Issued at the top of the Bitcoin hype cycle in December 2017, when the price of one Bitcoin shot parabolic to $20 000 USD, Stinchcombe’s now classic article left no sacred cow of crypto untipped in its wake.

Stinchcombe, who is CEO and cofounder of True Link Financial, a banking and investment service for seniors, was too worldly to drink the crypto cool-aid:

Everyone says the blockchain, the technology underpinning cryptocurrencies such as Bitcoin, is going to change EVERYTHING. And yet, after years of tireless effort and billions of dollars invested, nobody has actually come up with a use for the blockchain—besides currency speculation and illegal transactions.”

“Each purported use case — from payments to legal documents, from escrow to voting systems—amounts to a set of contortions to add a distributed, encrypted, anonymous ledger where none was needed. What if there isn’t actually any use for a distributed ledger at all? What if, ten years after it was invented, the reason nobody has adopted a distributed ledger at scale is because nobody wants it?”

As Smith puts it:

“Stinchcombe noted that essentially all of the proposed uses for blockchain technology are more cheaply accomplished by existing intermediaries such as banks, courts, notaries, stock exchanges, big companies or government agencies.”

Smith also cites a 2018 paper by Joseph Abadi and Markus Brunnermeier, who reportedly, “…argue that it’s impossible for any documentation system to be both reliably correct, decentralized and cost-efficient at the same time.”

At issue is a bizarre preoccupation with trying to replicate the features of Bitcoin in various private settings.

But Bitcoin was designed to operate as an autonomous payment network with no boss that would settle any payment sent through it, no matter who sent it or why.

This is accomplished through an expensive mathematical game called “proof-of-work.”
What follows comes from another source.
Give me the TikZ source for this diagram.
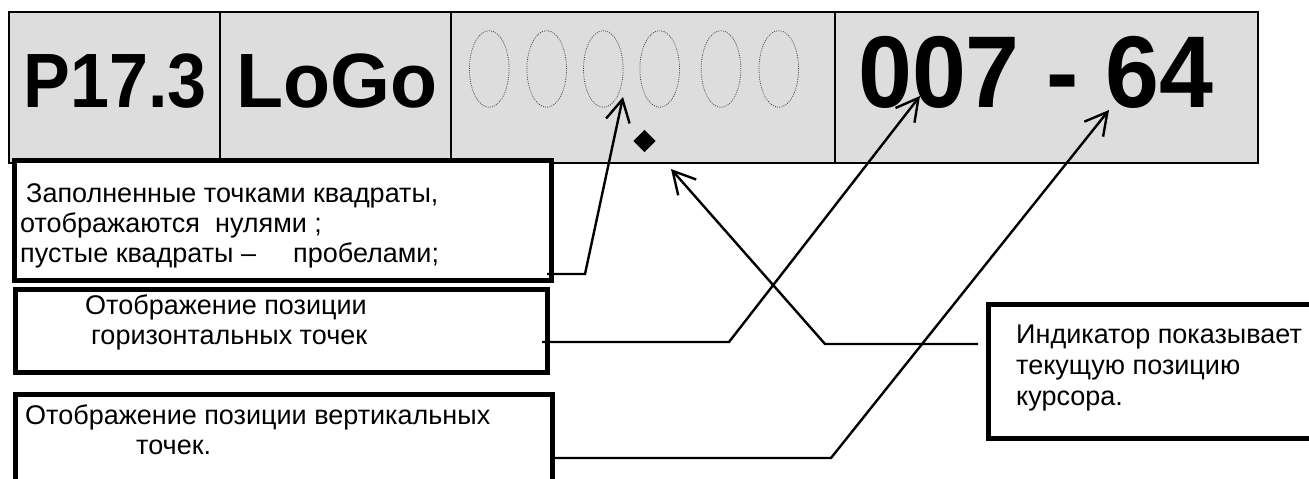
\documentclass[tikz,border=0pt]{standalone}
\usepackage{fontspec}
\setmainfont{Liberation Sans}
\usetikzlibrary{arrows.meta,shapes.geometric}
\definecolor{barGray}{RGB}{221,221,221}
\begin{document}
\begin{tikzpicture}[x=1pt,y=-1pt,
  cell/.style={draw, fill=barGray, line width=1.6pt, minimum height=151pt, inner sep=0, outer sep=0},
  bigtxt/.style={inner sep=0, anchor=base, font=\bfseries\fontsize{77}{80}\selectfont},
  box/.style={draw, fill=white, line width=5pt, inner sep=0, outer sep=0},
  txt/.style={inner sep=0, anchor=base west, font=\fontsize{27}{30}\selectfont},
  dotell/.style={ellipse, draw=black!75, line width=0.8pt, dash pattern=on 0.9pt off 1.3pt, minimum width=39.6pt, minimum height=76.6pt, inner sep=0},
  conn/.style={line width=2.4pt},
  arr/.style={conn, -{Straight Barb[length=22pt,width=24pt]}}
]
\useasboundingbox (0,0) rectangle (1309,479);
% top display bar
\node[cell, minimum width=211pt] (c1) at (114.5,87.5) {};
\node[cell, minimum width=231pt] (c2) at (335.5,87.5) {};
\node[cell, minimum width=384pt] (c3) at (643,87.5) {};
\node[cell, minimum width=423pt] (c4) at (1046.5,87.5) {};
\node[bigtxt] (p) at (115,107) {\scalebox{0.91}[1]{P17.3}};
\node[bigtxt] (logo) at (336.5,107) {LoGo};
\node[bigtxt, font=\bfseries\fontsize{102}{102}\selectfont] (val) at (1036,107) {\scalebox{0.95}[1]{007 - 64}};
\foreach \i/\x in {1/489.2,2/546.7,3/603.3,4/659.7,5/721,6/778.8}
  \node[dotell] (e\i) at (\x,69) {};
\node[diamond, fill=black, minimum size=22.5pt, inner sep=0] (cur) at (644.5,141) {};
% boxes
\node[box, minimum width=537pt, minimum height=120.5pt] (b1) at (283,220.25) {};
\node[box, minimum width=532.5pt, minimum height=83pt] (b2) at (281.25,331) {};
\node[box, minimum width=537.5pt, minimum height=106pt] (b3) at (283.75,447) {};
\node[box, minimum width=341.5pt, minimum height=133.5pt] (b4) at (1159.25,371.25) {};
% texts
\node[txt] (b1l1) at (26,202) {Заполненные точками квадраты,};
\node[txt] (b1l2) at (20,232) {отображаются\ \ нулями ;};
\node[txt] (b1l3) at (20,262) {пустые квадраты –\hspace{37pt}пробелами;};
\node[txt] (b2l1) at (85,314) {Отображение позиции};
\node[txt] (b2l2) at (91,344) {горизонтальных точек};
\node[txt] (b3l1) at (25,424) {Отображение позиции вертикальных};
\node[txt] (b3l2) at (136,454) {точек.};
\node[txt] (b4l1) at (1016,343) {Индикатор показывает};
\node[txt] (b4l2) at (1016,374) {текущую позицию};
\node[txt] (b4l3) at (1016,405) {курсора.};
% connectors
\coordinate (t1) at (623,97);
\coordinate (t2) at (920,96);
\coordinate (t3) at (1109,110);
\coordinate (t4) at (671,169);
\draw[arr] (b1.east |- 0,274) ++(-4.5,0) -- ++(38,0) -- (t1);
\draw[arr] (b2.east |- 0,342) ++(-5.5,0) -- (729,342) -- (t2);
\draw[arr] (b3.east |- 0,458) -- (831,458) -- (t3);
\draw[arr] (b4.west |- 0,344) ++(-10.5,0) -- (825,344) -- (t4);
\end{tikzpicture}
\end{document}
The game is expensive on purpose. If guessing the numbers needed to encrypt the Bitcoin network and win the “block reward” of Bitcoins were cheap, anyone could hack, cheat and ruin the system.
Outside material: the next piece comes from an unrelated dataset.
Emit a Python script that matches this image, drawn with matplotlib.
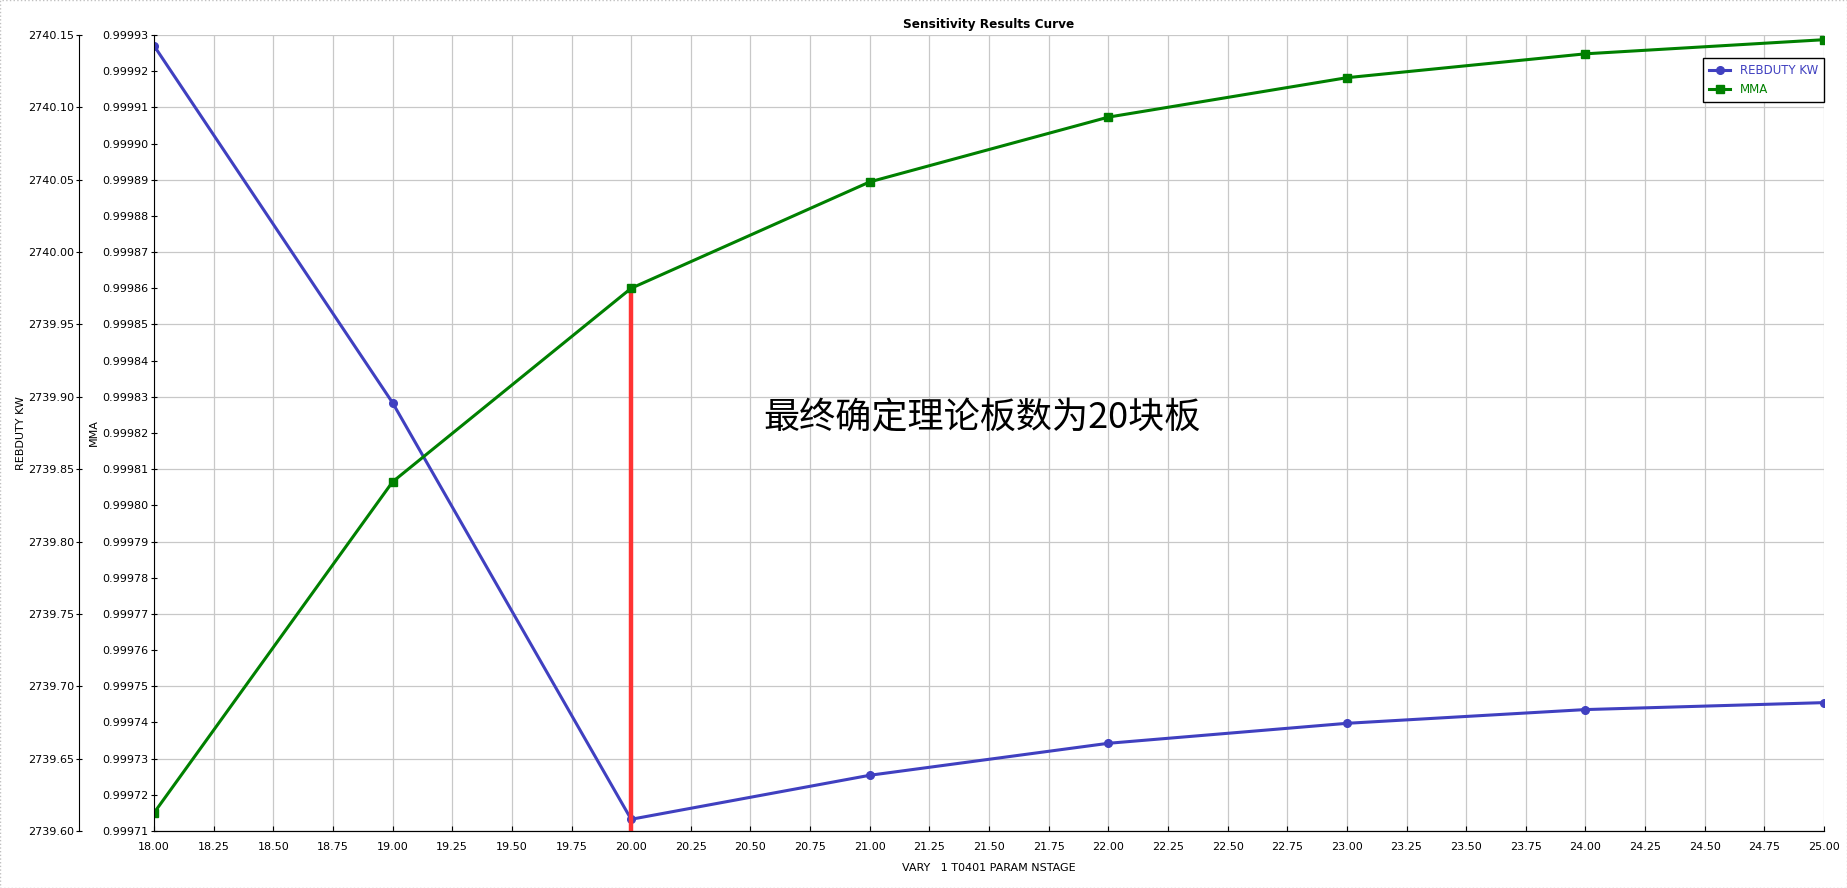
import matplotlib
matplotlib.use("Agg")
import matplotlib.pyplot as plt
from matplotlib.ticker import MultipleLocator, FormatStrFormatter
from matplotlib.lines import Line2D
from matplotlib.patches import Rectangle

# data
stages = [18, 19, 20, 21, 22, 23, 24, 25]
rebduty_kw = [2740.1426, 2739.8959, 2739.6081, 2739.6385, 2739.6606, 2739.6744, 2739.6839, 2739.6887]
mma = [0.999715, 0.9998065, 0.999860, 0.9998894, 0.9999073, 0.9999182, 0.9999248, 0.9999287]
chosen_stage = 20
note = "最终确定理论板数为20块板"

blue = "#4040c0"
green = "#008000"
red = "#ff3333"

plt.rcParams['font.family'] = ['DejaVu Sans']
plt.rcParams['font.size'] = 8

W, H = 1847, 888
fig = plt.figure(figsize=(W / 100, H / 100), dpi=100)
ax = fig.add_axes([154 / W, 1 - 831 / H, 1670 / W, 796 / H])
ax_m = ax.twinx()

# REBDUTY KW axis (host, outer left)
ax.plot(stages, rebduty_kw, color=blue, lw=2.2, marker='o', ms=5.5, zorder=2)
ax.set_xlim(18, 25)
ax.set_ylim(2739.60, 2740.15)
ax.xaxis.set_major_locator(MultipleLocator(0.25))
ax.xaxis.set_major_formatter(FormatStrFormatter('%.2f'))
ax.yaxis.set_major_locator(MultipleLocator(0.05))
ax.yaxis.set_major_formatter(FormatStrFormatter('%.2f'))
ax.grid(True, color='#c8c8c8', lw=0.9)
ax.set_axisbelow(True)
ax.spines['left'].set_position(('outward', 54))
ax.spines['top'].set_visible(False)
ax.spines['right'].set_visible(False)
ax.tick_params(axis='y', direction='inout', length=4.5, pad=1)
ax.tick_params(axis='x', direction='in', length=3.6, pad=8)
ax.set_ylabel('REBDUTY KW')
ax.yaxis.set_label_coords(-0.0768, 0.5)
ax.set_xlabel('VARY   1 T0401 PARAM NSTAGE', labelpad=8)
ax.set_title('Sensitivity Results Curve', fontweight='bold', fontsize=8.7, pad=5)

# MMA axis (inner left)
i = stages.index(chosen_stage)
ax_m.set_ylim(0.99971, 0.99993)
ax_m.vlines(chosen_stage, 0.99971, mma[i], color=red, lw=3.2, zorder=1.5)
ax_m.plot(stages, mma, color=green, lw=2.2, marker='s', ms=5.3, zorder=2)
ax_m.yaxis.tick_left()
ax_m.yaxis.set_label_position('left')
ax_m.yaxis.set_major_locator(MultipleLocator(0.00001))
ax_m.yaxis.set_major_formatter(FormatStrFormatter('%.5f'))
ax_m.spines['left'].set_visible(True)
ax_m.spines['right'].set_visible(False)
ax_m.spines['top'].set_visible(False)
ax_m.tick_params(axis='y', direction='inout', length=4.5, pad=2)
ax_m.set_ylabel('MMA')
ax_m.yaxis.set_label_coords(-0.0329, 0.5)

ax.text(21.47, 2739.885, note, ha='center', va='center', fontsize=26,
        family=['Noto Sans CJK SC', 'DejaVu Sans'])

handles = [Line2D([], [], color=blue, lw=2.2, marker='o', ms=5.5),
           Line2D([], [], color=green, lw=2.2, marker='s', ms=5.3)]
leg = ax_m.legend(handles, ['REBDUTY KW', 'MMA'], loc='upper right',
                  bbox_to_anchor=(1.0, 1 - 23 / 796), borderaxespad=0,
                  fancybox=False, edgecolor='black', framealpha=1,
                  fontsize=8.5, handlelength=1.8, labelcolor='linecolor',
                  borderpad=0.5, labelspacing=0.5)
leg.get_frame().set_linewidth(1)

fig.patches.append(Rectangle((0, 0), 1, 1, transform=fig.transFigure, fill=False,
                             ls=':', color='#c0c0c0', lw=1))

fig.savefig('out.png', dpi=100)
Privately-controlled payment systems not only don’t need proof-of-work, they can’t afford it and can’t be competitive if they use such a system.

Proponents of Ethereum, meanwhile, are trying to build a “public” blockchain that can support thousands or millions of private projects built on top.

Ethereum engineers have been promising for years that they will move Ethereum onto a cheaper system of securing the network called “proof-of-stake”– but have yet to do so.

In “proof-of-stake,” large holders of ethers stake some of their holdings for the privilege of being able to participate in the game of securing the network.

“Proof-of-work” advocates say “proof-of-stake” is easily cheated, favours large holders and will lead to the privatization of the network.

And if a blockchain system is actually privately controlled, they say, why all the rigamarole with expensive and unnecessary security protocols?

Smith says Abadi and Brunnermeier also, “…show that forking (the splitting of one blockchain into two or more mined or secured by different teams) may mean there are too many blockchains, leading to a chaotic equilibrium where people can’t coordinate on a single network.”

As well, unlike in a private payments system where there is recourse if ripped off, “public” blockchains like Bitcoin have no system for resolving disputes or pursuing recourse. All payments are final and cannot be reversed.

Blockchain and crypto proponents skew young and believe that by “disintermediating” financial and legal networks and replacing lawyers and settlement firms with “pure math,” corruption will be expunged.

Stinchcombe noted that the people envisioning the new world “disintermediated” by blockchain are typically computer programmers in their 20s (like Vitalik Buterin), people with very little real-world business experience:

“In conversations with Bitcoin entrepreneurs and investors and consultants, there was often a lack of knowledge or even interest in how the jobs were being done today or what the value to the end user was. With all the money spent on Bitcoin cash registers, nobody went out and did a survey about whether most credit card users would be willing to give up their frequent flyer miles in return for also losing the ability to dispute a transaction. Presumably, they thought, the reason IPOs are so expensive or venture fund formation paperwork is so onerous is because all those lawyers and accountants are just getting rich sitting around pushing paper… a bunch of smart engineers in their 20s with no industry experience could certainly do their jobs, automatically, in a matter of months, with just a few million bucks of venture capital.”

“So far, not so much.”

But technological systems are created by and orchestrated by humans, and can also fail, writes Bruce Schneier:

“If your Bitcoin exchange gets hacked, you lose all of your money. If your Bitcoin wallet gets hacked, you lose all of your money. If you forget your login credentials, you lose all of your money. If there’s a bug in the code of your smart contract, you lose all of your money. If someone successfully hacks the blockchain security, you lose all of your money.”

All the writings point to a sort of identity crisis in crypto: Are you public or are you private? Are you social or for profit?

If you are public, like Bitcoin tries to be, like other infrastructure, you will probably have to be subsidized, as Bitcoin appears to be. (Brazilian professor Jorge Stolfi has claimed that Bitcoin is a negative sum system “taxed” daily by miners to the tune of $10 million USD).

If you are private, you’d be hard pressed to profit off running a truly public blockchain system designed to be controlled by no-one.

All told, Smith keeps an open mind, including the possibility that “there’s no there-there” with blockchain:

“So although blockchains seem like an important technological advancement, they haven’t yet proven themselves. They remain high-cost solutions, often beset by chaotic competition, and they exist in ecosystems beset with dishonesty, fraud and human error. Blockchains might have a chance to change the world someday, but there’s also a chance they will prove useless.”